» **Dataset entries**
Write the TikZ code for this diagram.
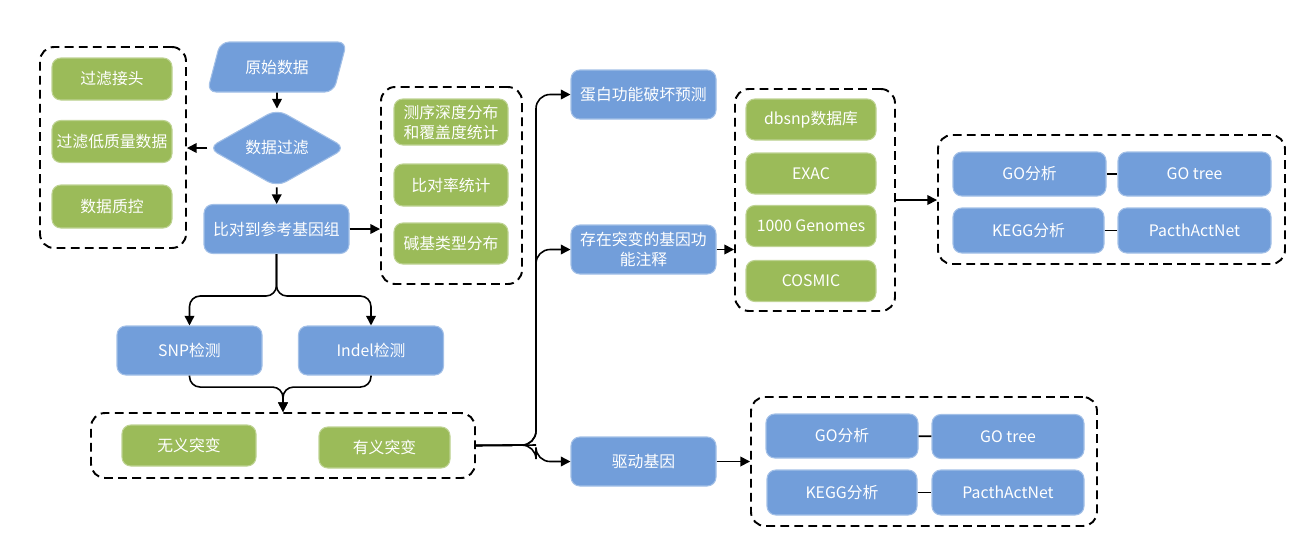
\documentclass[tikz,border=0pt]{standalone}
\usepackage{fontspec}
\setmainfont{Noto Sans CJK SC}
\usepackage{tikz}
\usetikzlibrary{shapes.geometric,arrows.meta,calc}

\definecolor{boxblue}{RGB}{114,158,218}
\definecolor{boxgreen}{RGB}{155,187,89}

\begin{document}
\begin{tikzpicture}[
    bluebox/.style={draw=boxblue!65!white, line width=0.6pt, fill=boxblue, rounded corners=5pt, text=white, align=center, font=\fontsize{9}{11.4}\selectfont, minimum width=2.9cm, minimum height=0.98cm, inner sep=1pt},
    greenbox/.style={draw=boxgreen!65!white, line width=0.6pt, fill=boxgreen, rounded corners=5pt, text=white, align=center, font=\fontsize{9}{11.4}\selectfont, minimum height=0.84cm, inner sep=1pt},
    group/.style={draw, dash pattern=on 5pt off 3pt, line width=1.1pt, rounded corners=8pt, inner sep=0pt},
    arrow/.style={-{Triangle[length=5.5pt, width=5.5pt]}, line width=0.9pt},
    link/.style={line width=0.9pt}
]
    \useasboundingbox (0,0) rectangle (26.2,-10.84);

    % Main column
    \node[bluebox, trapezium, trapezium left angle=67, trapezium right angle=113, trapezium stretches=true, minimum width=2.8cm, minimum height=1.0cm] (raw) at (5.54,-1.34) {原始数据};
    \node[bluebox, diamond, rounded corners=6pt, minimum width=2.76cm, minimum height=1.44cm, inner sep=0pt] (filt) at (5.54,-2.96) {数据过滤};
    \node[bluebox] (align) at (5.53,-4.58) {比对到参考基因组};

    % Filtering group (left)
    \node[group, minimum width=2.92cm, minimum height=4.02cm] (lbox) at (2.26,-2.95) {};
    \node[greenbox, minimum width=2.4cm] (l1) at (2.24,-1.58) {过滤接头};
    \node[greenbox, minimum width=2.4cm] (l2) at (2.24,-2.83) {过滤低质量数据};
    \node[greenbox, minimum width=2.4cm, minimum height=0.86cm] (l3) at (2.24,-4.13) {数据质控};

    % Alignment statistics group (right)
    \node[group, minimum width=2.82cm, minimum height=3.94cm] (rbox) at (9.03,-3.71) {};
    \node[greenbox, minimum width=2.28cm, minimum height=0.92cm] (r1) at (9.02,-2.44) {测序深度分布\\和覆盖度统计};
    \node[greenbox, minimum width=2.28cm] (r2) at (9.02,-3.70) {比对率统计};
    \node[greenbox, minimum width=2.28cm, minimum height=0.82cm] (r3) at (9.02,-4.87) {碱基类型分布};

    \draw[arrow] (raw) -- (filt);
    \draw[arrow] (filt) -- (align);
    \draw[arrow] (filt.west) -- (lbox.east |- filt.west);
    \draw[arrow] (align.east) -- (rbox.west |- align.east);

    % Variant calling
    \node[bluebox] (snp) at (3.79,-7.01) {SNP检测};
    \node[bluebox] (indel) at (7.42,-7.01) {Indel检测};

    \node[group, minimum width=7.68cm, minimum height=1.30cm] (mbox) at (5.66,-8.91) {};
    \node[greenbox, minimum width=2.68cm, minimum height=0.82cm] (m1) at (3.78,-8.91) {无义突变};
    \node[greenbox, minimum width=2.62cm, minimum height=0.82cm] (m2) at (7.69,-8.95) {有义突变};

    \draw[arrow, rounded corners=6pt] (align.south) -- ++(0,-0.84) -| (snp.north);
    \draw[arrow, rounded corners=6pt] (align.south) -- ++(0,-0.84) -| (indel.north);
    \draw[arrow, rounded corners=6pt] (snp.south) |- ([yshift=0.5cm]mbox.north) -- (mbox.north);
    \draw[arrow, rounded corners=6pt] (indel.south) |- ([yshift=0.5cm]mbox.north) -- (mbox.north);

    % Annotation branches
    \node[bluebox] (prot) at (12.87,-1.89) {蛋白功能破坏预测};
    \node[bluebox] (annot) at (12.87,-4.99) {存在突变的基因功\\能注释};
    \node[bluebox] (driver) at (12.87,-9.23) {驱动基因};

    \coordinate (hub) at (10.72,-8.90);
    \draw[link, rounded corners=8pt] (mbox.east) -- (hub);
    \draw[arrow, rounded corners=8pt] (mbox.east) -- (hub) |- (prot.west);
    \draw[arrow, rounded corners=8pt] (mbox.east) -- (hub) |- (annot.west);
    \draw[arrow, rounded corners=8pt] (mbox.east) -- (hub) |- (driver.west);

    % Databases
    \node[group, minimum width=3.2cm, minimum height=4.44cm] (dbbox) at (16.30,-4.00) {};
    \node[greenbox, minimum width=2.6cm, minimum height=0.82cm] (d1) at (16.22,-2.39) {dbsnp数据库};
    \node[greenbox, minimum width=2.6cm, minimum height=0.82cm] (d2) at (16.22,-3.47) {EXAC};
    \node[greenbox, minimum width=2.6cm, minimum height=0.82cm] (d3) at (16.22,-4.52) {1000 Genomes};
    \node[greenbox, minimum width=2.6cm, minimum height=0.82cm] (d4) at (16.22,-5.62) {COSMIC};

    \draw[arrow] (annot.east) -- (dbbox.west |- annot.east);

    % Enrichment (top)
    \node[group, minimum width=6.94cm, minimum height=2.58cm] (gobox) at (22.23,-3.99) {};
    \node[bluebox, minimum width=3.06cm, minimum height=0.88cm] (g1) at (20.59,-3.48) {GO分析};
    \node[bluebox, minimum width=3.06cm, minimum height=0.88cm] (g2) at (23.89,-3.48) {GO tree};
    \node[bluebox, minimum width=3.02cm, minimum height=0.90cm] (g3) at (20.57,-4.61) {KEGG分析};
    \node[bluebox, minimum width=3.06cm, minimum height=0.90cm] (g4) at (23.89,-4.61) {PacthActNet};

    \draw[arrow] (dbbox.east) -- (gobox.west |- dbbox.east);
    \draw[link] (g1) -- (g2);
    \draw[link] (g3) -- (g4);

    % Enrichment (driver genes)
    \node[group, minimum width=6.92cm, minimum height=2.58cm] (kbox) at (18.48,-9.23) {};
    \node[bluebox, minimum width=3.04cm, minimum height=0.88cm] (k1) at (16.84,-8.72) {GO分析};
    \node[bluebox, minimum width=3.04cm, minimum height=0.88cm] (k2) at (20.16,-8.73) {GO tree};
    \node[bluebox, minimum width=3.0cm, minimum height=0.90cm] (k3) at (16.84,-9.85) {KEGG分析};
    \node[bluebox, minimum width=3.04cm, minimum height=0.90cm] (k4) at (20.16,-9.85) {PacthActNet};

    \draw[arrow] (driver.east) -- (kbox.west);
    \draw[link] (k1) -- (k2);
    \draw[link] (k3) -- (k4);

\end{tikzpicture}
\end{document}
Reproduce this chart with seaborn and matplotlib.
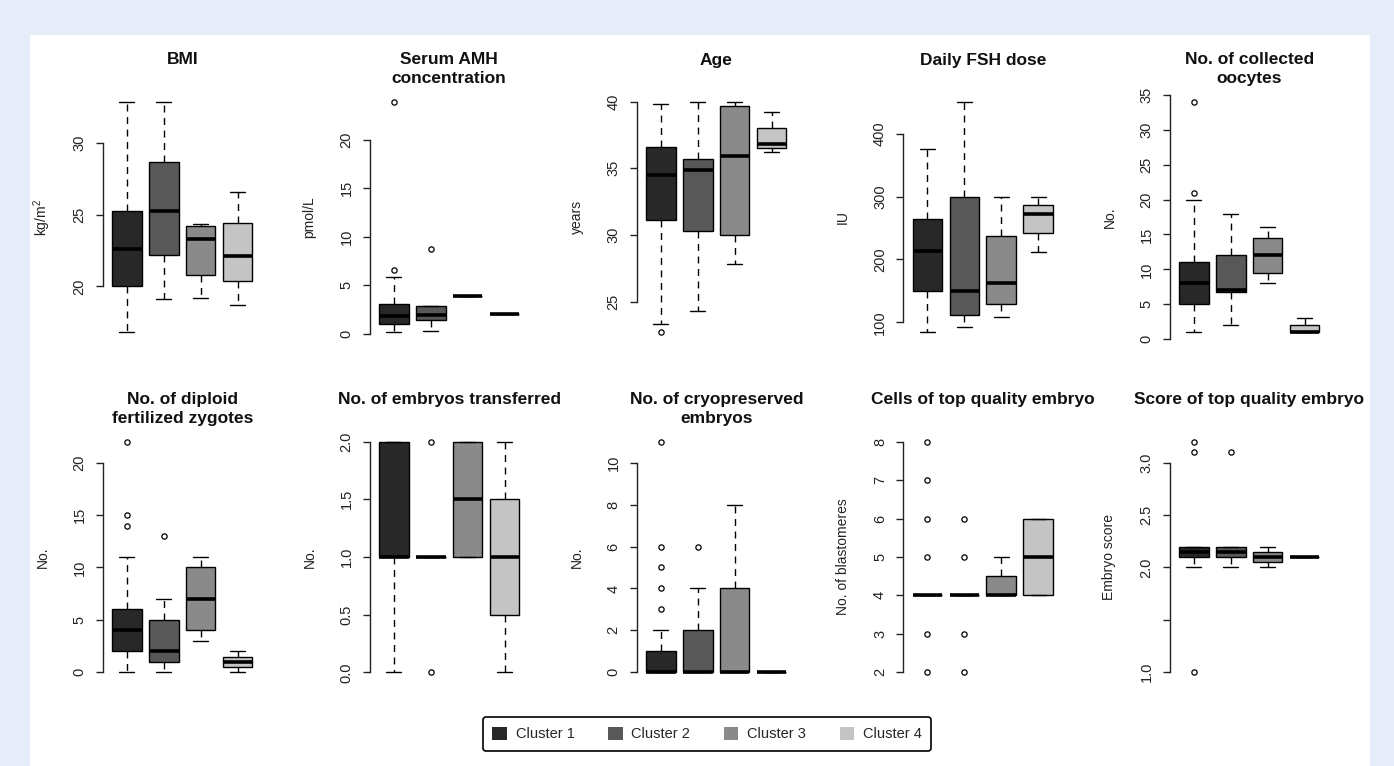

» **What you need to do**
Give all the lines above again, character for character, without pictures.

» **The output**
Write the TikZ code for this diagram.
\documentclass[tikz,border=0pt]{standalone}
\usepackage{fontspec}
\setmainfont{Noto Sans CJK SC}
\usepackage{tikz}
\usetikzlibrary{shapes.geometric,arrows.meta,calc}

\definecolor{boxblue}{RGB}{114,158,218}
\definecolor{boxgreen}{RGB}{155,187,89}

\begin{document}
\begin{tikzpicture}[
    bluebox/.style={draw=boxblue!65!white, line width=0.6pt, fill=boxblue, rounded corners=5pt, text=white, align=center, font=\fontsize{9}{11.4}\selectfont, minimum width=2.9cm, minimum height=0.98cm, inner sep=1pt},
    greenbox/.style={draw=boxgreen!65!white, line width=0.6pt, fill=boxgreen, rounded corners=5pt, text=white, align=center, font=\fontsize{9}{11.4}\selectfont, minimum height=0.84cm, inner sep=1pt},
    group/.style={draw, dash pattern=on 5pt off 3pt, line width=1.1pt, rounded corners=8pt, inner sep=0pt},
    arrow/.style={-{Triangle[length=5.5pt, width=5.5pt]}, line width=0.9pt},
    link/.style={line width=0.9pt}
]
    \useasboundingbox (0,0) rectangle (26.2,-10.84);

    % Main column
    \node[bluebox, trapezium, trapezium left angle=67, trapezium right angle=113, trapezium stretches=true, minimum width=2.8cm, minimum height=1.0cm] (raw) at (5.54,-1.34) {原始数据};
    \node[bluebox, diamond, rounded corners=6pt, minimum width=2.76cm, minimum height=1.44cm, inner sep=0pt] (filt) at (5.54,-2.96) {数据过滤};
    \node[bluebox] (align) at (5.53,-4.58) {比对到参考基因组};

    % Filtering group (left)
    \node[group, minimum width=2.92cm, minimum height=4.02cm] (lbox) at (2.26,-2.95) {};
    \node[greenbox, minimum width=2.4cm] (l1) at (2.24,-1.58) {过滤接头};
    \node[greenbox, minimum width=2.4cm] (l2) at (2.24,-2.83) {过滤低质量数据};
    \node[greenbox, minimum width=2.4cm, minimum height=0.86cm] (l3) at (2.24,-4.13) {数据质控};

    % Alignment statistics group (right)
    \node[group, minimum width=2.82cm, minimum height=3.94cm] (rbox) at (9.03,-3.71) {};
    \node[greenbox, minimum width=2.28cm, minimum height=0.92cm] (r1) at (9.02,-2.44) {测序深度分布\\和覆盖度统计};
    \node[greenbox, minimum width=2.28cm] (r2) at (9.02,-3.70) {比对率统计};
    \node[greenbox, minimum width=2.28cm, minimum height=0.82cm] (r3) at (9.02,-4.87) {碱基类型分布};

    \draw[arrow] (raw) -- (filt);
    \draw[arrow] (filt) -- (align);
    \draw[arrow] (filt.west) -- (lbox.east |- filt.west);
    \draw[arrow] (align.east) -- (rbox.west |- align.east);

    % Variant calling
    \node[bluebox] (snp) at (3.79,-7.01) {SNP检测};
    \node[bluebox] (indel) at (7.42,-7.01) {Indel检测};

    \node[group, minimum width=7.68cm, minimum height=1.30cm] (mbox) at (5.66,-8.91) {};
    \node[greenbox, minimum width=2.68cm, minimum height=0.82cm] (m1) at (3.78,-8.91) {无义突变};
    \node[greenbox, minimum width=2.62cm, minimum height=0.82cm] (m2) at (7.69,-8.95) {有义突变};

    \draw[arrow, rounded corners=6pt] (align.south) -- ++(0,-0.84) -| (snp.north);
    \draw[arrow, rounded corners=6pt] (align.south) -- ++(0,-0.84) -| (indel.north);
    \draw[arrow, rounded corners=6pt] (snp.south) |- ([yshift=0.5cm]mbox.north) -- (mbox.north);
    \draw[arrow, rounded corners=6pt] (indel.south) |- ([yshift=0.5cm]mbox.north) -- (mbox.north);

    % Annotation branches
    \node[bluebox] (prot) at (12.87,-1.89) {蛋白功能破坏预测};
    \node[bluebox] (annot) at (12.87,-4.99) {存在突变的基因功\\能注释};
    \node[bluebox] (driver) at (12.87,-9.23) {驱动基因};

    \coordinate (hub) at (10.72,-8.90);
    \draw[link, rounded corners=8pt] (mbox.east) -- (hub);
    \draw[arrow, rounded corners=8pt] (mbox.east) -- (hub) |- (prot.west);
    \draw[arrow, rounded corners=8pt] (mbox.east) -- (hub) |- (annot.west);
    \draw[arrow, rounded corners=8pt] (mbox.east) -- (hub) |- (driver.west);

    % Databases
    \node[group, minimum width=3.2cm, minimum height=4.44cm] (dbbox) at (16.30,-4.00) {};
    \node[greenbox, minimum width=2.6cm, minimum height=0.82cm] (d1) at (16.22,-2.39) {dbsnp数据库};
    \node[greenbox, minimum width=2.6cm, minimum height=0.82cm] (d2) at (16.22,-3.47) {EXAC};
    \node[greenbox, minimum width=2.6cm, minimum height=0.82cm] (d3) at (16.22,-4.52) {1000 Genomes};
    \node[greenbox, minimum width=2.6cm, minimum height=0.82cm] (d4) at (16.22,-5.62) {COSMIC};

    \draw[arrow] (annot.east) -- (dbbox.west |- annot.east);

    % Enrichment (top)
    \node[group, minimum width=6.94cm, minimum height=2.58cm] (gobox) at (22.23,-3.99) {};
    \node[bluebox, minimum width=3.06cm, minimum height=0.88cm] (g1) at (20.59,-3.48) {GO分析};
    \node[bluebox, minimum width=3.06cm, minimum height=0.88cm] (g2) at (23.89,-3.48) {GO tree};
    \node[bluebox, minimum width=3.02cm, minimum height=0.90cm] (g3) at (20.57,-4.61) {KEGG分析};
    \node[bluebox, minimum width=3.06cm, minimum height=0.90cm] (g4) at (23.89,-4.61) {PacthActNet};

    \draw[arrow] (dbbox.east) -- (gobox.west |- dbbox.east);
    \draw[link] (g1) -- (g2);
    \draw[link] (g3) -- (g4);

    % Enrichment (driver genes)
    \node[group, minimum width=6.92cm, minimum height=2.58cm] (kbox) at (18.48,-9.23) {};
    \node[bluebox, minimum width=3.04cm, minimum height=0.88cm] (k1) at (16.84,-8.72) {GO分析};
    \node[bluebox, minimum width=3.04cm, minimum height=0.88cm] (k2) at (20.16,-8.73) {GO tree};
    \node[bluebox, minimum width=3.0cm, minimum height=0.90cm] (k3) at (16.84,-9.85) {KEGG分析};
    \node[bluebox, minimum width=3.04cm, minimum height=0.90cm] (k4) at (20.16,-9.85) {PacthActNet};

    \draw[arrow] (driver.east) -- (kbox.west);
    \draw[link] (k1) -- (k2);
    \draw[link] (k3) -- (k4);

\end{tikzpicture}
\end{document}
Reproduce this chart with seaborn and matplotlib.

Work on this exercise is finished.